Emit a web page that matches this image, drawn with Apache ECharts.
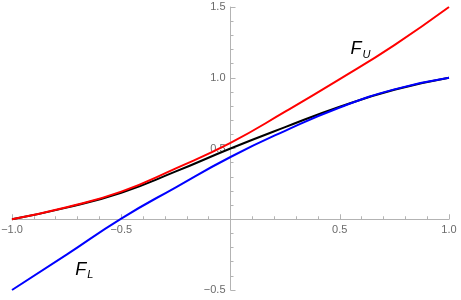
--
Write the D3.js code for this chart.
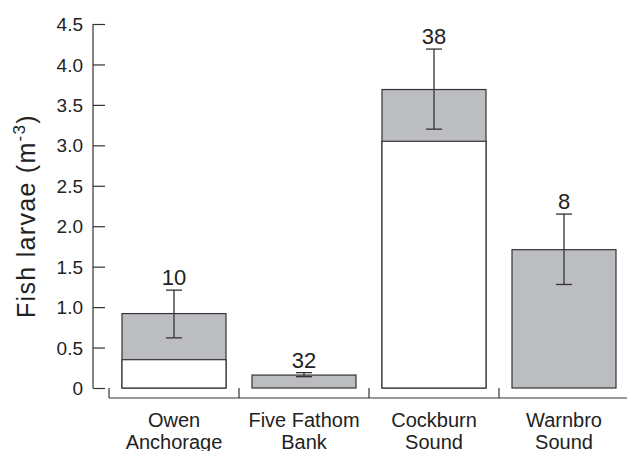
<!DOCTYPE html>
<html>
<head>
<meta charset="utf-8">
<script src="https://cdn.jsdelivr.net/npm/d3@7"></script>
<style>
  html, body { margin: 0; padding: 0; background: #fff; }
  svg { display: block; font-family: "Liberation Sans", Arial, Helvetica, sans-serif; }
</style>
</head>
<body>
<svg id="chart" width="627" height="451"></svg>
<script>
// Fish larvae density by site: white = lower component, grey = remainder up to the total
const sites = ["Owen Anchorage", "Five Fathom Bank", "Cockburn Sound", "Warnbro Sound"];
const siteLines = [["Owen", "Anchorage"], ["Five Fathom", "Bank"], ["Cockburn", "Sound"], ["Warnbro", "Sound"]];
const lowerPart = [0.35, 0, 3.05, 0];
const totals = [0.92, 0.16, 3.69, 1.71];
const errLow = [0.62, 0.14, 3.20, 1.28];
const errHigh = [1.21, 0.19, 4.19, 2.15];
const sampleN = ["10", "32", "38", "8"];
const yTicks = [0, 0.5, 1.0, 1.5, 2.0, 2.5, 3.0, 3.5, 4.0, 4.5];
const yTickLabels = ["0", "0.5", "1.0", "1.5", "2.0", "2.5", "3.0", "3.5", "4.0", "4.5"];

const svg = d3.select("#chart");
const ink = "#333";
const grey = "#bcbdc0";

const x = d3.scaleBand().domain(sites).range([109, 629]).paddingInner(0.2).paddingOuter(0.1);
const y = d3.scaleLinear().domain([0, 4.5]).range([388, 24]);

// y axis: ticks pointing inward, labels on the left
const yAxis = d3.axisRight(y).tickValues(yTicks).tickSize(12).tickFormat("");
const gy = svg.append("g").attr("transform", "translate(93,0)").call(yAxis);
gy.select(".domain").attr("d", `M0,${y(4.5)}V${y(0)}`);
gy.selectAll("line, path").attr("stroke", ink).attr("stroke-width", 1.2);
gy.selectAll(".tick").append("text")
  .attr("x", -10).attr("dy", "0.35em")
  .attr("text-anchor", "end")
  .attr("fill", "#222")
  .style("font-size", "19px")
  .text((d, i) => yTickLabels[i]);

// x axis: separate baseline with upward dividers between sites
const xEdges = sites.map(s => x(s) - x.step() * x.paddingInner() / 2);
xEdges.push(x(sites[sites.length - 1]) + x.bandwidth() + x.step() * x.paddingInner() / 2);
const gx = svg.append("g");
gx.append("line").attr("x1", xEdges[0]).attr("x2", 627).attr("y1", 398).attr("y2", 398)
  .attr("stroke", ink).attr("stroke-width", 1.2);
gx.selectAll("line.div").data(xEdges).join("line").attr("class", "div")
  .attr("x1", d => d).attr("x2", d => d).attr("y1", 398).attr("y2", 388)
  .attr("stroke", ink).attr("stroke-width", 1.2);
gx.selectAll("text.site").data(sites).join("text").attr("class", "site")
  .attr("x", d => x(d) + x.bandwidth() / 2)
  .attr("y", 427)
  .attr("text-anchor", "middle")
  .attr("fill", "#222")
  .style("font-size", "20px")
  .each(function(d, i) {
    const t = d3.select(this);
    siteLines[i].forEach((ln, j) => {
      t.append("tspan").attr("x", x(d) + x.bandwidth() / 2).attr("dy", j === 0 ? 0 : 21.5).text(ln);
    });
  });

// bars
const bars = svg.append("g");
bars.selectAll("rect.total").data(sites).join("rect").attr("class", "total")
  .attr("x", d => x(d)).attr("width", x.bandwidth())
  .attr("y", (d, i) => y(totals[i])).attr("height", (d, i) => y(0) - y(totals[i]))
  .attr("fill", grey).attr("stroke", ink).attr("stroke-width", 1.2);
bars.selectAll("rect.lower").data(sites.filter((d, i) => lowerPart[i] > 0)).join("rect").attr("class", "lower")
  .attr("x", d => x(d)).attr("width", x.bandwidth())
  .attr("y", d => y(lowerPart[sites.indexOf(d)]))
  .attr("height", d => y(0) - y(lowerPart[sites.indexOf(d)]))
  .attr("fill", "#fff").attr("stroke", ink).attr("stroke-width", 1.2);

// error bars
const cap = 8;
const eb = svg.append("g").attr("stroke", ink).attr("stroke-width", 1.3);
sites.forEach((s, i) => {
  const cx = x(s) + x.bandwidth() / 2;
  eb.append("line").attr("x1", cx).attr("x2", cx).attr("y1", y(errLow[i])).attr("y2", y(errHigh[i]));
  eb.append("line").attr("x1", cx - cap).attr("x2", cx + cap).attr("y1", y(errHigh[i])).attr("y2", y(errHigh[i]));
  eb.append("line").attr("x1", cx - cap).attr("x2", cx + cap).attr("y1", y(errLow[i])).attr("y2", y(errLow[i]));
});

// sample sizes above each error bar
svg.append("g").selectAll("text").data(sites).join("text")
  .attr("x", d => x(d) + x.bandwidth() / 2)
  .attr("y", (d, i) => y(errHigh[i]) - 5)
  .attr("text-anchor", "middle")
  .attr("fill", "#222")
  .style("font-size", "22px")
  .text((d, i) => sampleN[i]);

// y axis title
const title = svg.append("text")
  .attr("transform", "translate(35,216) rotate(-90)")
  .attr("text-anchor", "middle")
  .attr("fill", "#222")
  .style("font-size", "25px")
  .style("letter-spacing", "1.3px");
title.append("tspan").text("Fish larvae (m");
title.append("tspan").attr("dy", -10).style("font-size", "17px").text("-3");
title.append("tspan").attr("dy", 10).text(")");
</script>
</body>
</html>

**WHAT THIS TASK INVOLVES**
Reproduce each line from the records that contains the word "with".

**SOLVED PROBLEM**
Emit a web page that matches this image, drawn with Apache ECharts.
// x axis: separate baseline with upward dividers between sites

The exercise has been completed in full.